When she wheeled it into the room he scowled, his first unpleasant look of the day. ‘I don’t need that thing!’
Marguerite stopped. She felt drunk with exhaustion. ‘How else do I take you out?’
‘You help me walk, it’s no different to taking me to the bath or the lavatory. Take the armchair out instead, I’ll sit in that. I hate this contraption, I don’t need it.’
She lifted him from the bed and they shuffled together through the corridor, the utility room, the kitchen, stopping occasionally so that he could rest against a wall or surface and she could catch her breath. His arm around her neck made her stoop, the long bone of his forearm tight against her throat.
When they got out of the house, he stopped, looking up, breathing hard. The sunshine fell white on his face. They continued to shuffle together, until they reached two particularly old-looking olive trees.
‘Here,’ he said. She lowered him to sit on the edge of a terrace wall while she went back into the house to fetch the armchair in which she often dozed in the kitchen. She set it down between the two trees and lowered him into it, laid blankets over his lap and chest, asked if he needed a hat.
‘I want to feel the sun on my face,’ he said.
Marguerite was warm and breathless from exertion. It was still a little windy; the breeze cooled her skin and rustled the silver leaves of the olives. She laid another blanket over the ground by his chair and sat down.

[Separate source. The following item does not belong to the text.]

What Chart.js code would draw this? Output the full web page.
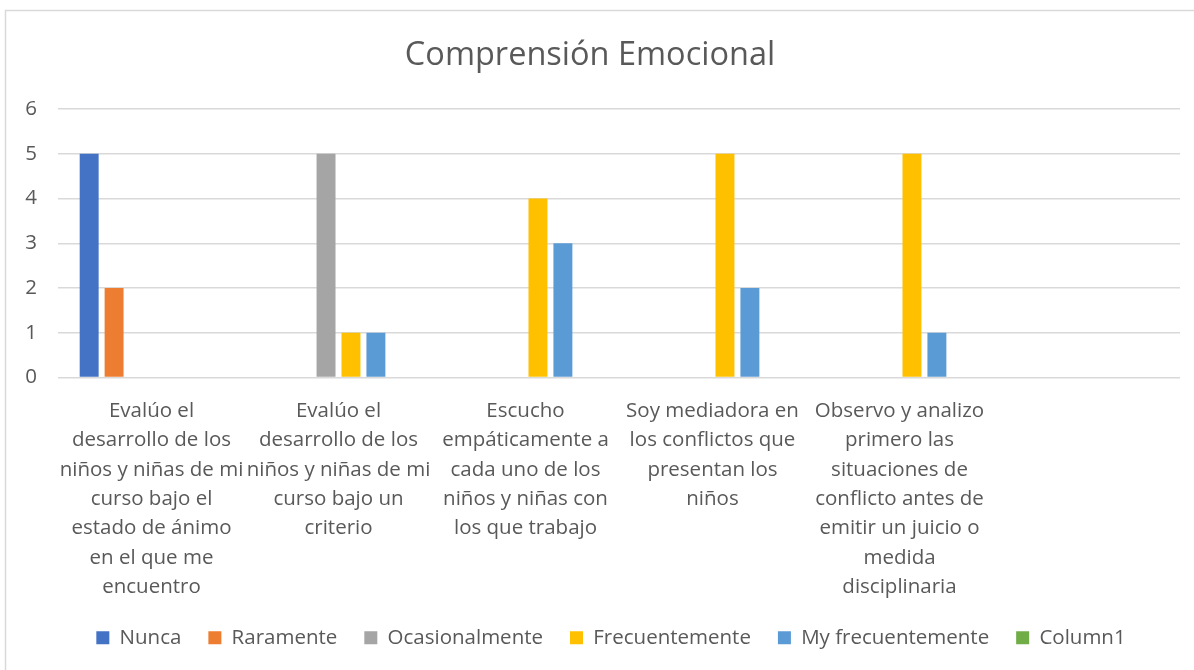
<!DOCTYPE html>
<html lang="es">
<head>
    <meta charset="UTF-8">
    <title>Comprensión Emocional</title>
    <script src="https://cdn.jsdelivr.net/npm/chart.js"></script>
    <style>
        body {
            margin: 0;
            padding: 0;
            background: #fff;
        }
        .wrap {
            position: relative;
            width: 1194px;
            height: 670px;
        }
    </style>
</head>
<body>
    <div class="wrap">
        <canvas id="chart" width="1194" height="670"></canvas>
    </div>

    <script>
        // categorias (ya partidas en lineas como en Excel)
        const categories = [
            ["Evalúo el", "desarrollo de los", "niños y niñas de mi", "curso bajo el", "estado de ánimo", "en el que me", "encuentro"],
            ["Evalúo el", "desarrollo de los", "niños y niñas de mi", "curso bajo un", "criterio"],
            ["Escucho", "empáticamente a", "cada uno de los", "niños y niñas con", "los que trabajo"],
            ["Soy mediadora en", "los conflictos que", "presentan los", "niños"],
            ["Observo y analizo", "primero las", "situaciones de", "conflicto antes de", "emitir un juicio o", "medida", "disciplinaria"],
            ""
        ];

        const nunca = [5, null, null, null, null, null];
        const raramente = [2, null, null, null, null, null];
        const ocasionalmente = [null, 5, null, null, null, null];
        const frecuentemente = [null, 1, 4, 5, 5, null];
        const myFrecuentemente = [null, 1, 3, 2, 1, null];
        const column1 = [null, null, null, null, null, null];

        const yTicks = [0, 1, 2, 3, 4, 5, 6];

        const textColor = '#595959';
        const fontFamily = '"Open Sans", "Liberation Sans", sans-serif';

        // marco gris del grafico + leyenda un poco a la derecha (como en Excel)
        const borderPlugin = {
            id: 'outerBorder',
            afterLayout(chart) {
                chart.legend.left += 42;
            },
            beforeDraw(chart) {
                const ctx = chart.ctx;
                ctx.save();
                ctx.fillStyle = '#fff';
                ctx.fillRect(0, 0, chart.width, chart.height);
                ctx.strokeStyle = '#d9d9d9';
                ctx.lineWidth = 1.5;
                ctx.strokeRect(5.5, 10.5, 1220, 700);
                ctx.restore();
            }
        };

        new Chart(document.getElementById('chart'), {
            type: 'bar',
            data: {
                labels: categories,
                datasets: [
                    { label: 'Nunca', data: nunca, backgroundColor: '#4472C4' },
                    { label: 'Raramente', data: raramente, backgroundColor: '#ED7D31' },
                    { label: 'Ocasionalmente', data: ocasionalmente, backgroundColor: '#A5A5A5' },
                    { label: 'Frecuentemente', data: frecuentemente, backgroundColor: '#FFC000' },
                    { label: 'My frecuentemente', data: myFrecuentemente, backgroundColor: '#5B9BD5' },
                    { label: 'Column1', data: column1, backgroundColor: '#70AD47' }
                ]
            },
            options: {
                responsive: false,
                animation: false,
                categoryPercentage: 0.8,
                barPercentage: 0.76,
                layout: {
                    padding: { left: 0, right: 14, top: 0, bottom: 12 }
                },
                plugins: {
                    title: {
                        display: true,
                        text: 'Comprensión Emocional',
                        color: textColor,
                        font: { family: fontFamily, size: 32.5, weight: 'normal' },
                        padding: { top: 36, bottom: 34 }
                    },
                    legend: {
                        position: 'bottom',
                        labels: {
                            color: textColor,
                            font: { family: fontFamily, size: 20.5 },
                            boxWidth: 13,
                            boxHeight: 13,
                            padding: 27
                        }
                    },
                    tooltip: { enabled: false }
                },
                scales: {
                    x: {
                        grid: { display: false, drawTicks: false },
                        border: { display: false },
                        ticks: {
                            color: textColor,
                            font: { family: fontFamily, size: 20.5, lineHeight: 1.43 },
                            maxRotation: 0,
                            autoSkip: false,
                            padding: 19
                        },
                        afterFit(scale) { scale.height = 223; }
                    },
                    y: {
                        min: 0,
                        max: 6,
                        afterBuildTicks(scale) {
                            scale.ticks = yTicks.map(v => ({ value: v }));
                        },
                        grid: { color: '#d9d9d9', lineWidth: 1.5, drawTicks: false },
                        border: { display: false },
                        ticks: {
                            color: textColor,
                            font: { family: fontFamily, size: 20.5 },
                            padding: 21
                        },
                        afterFit(scale) { scale.width = 58; }
                    }
                }
            },
            plugins: [borderPlugin]
        });
    </script>
</body>
</html>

‘This is where the washing used to hang,’ he said quietly. She looked at him; he looked calm, gazing at nothing.
‘Yes?’
He didn’t respond. She wondered what ghosts he was seeing right now. A woman, his children, his own younger self. Friends, visitors, maybe lovers. Then she let herself think of home for a moment. Frances, their English au pair, hanging washing in the large spare bedroom. Marguerite hanging a towel over the tops of two chairs so that she and Cassandre could sit under their own little roof; Frances singing funny-sounding songs to them in English, ‘Little Miss Muffet’, ‘Hickory Dickory Dock’ with its guttural heft. Marguerite and Cassandre playing escargot on their large balcony, taking care to wash the chalk off the ground before their mother came home. Hopping, marking their own squares with their initials, Marguerite always winning. MD, MD, MD, CD, MD.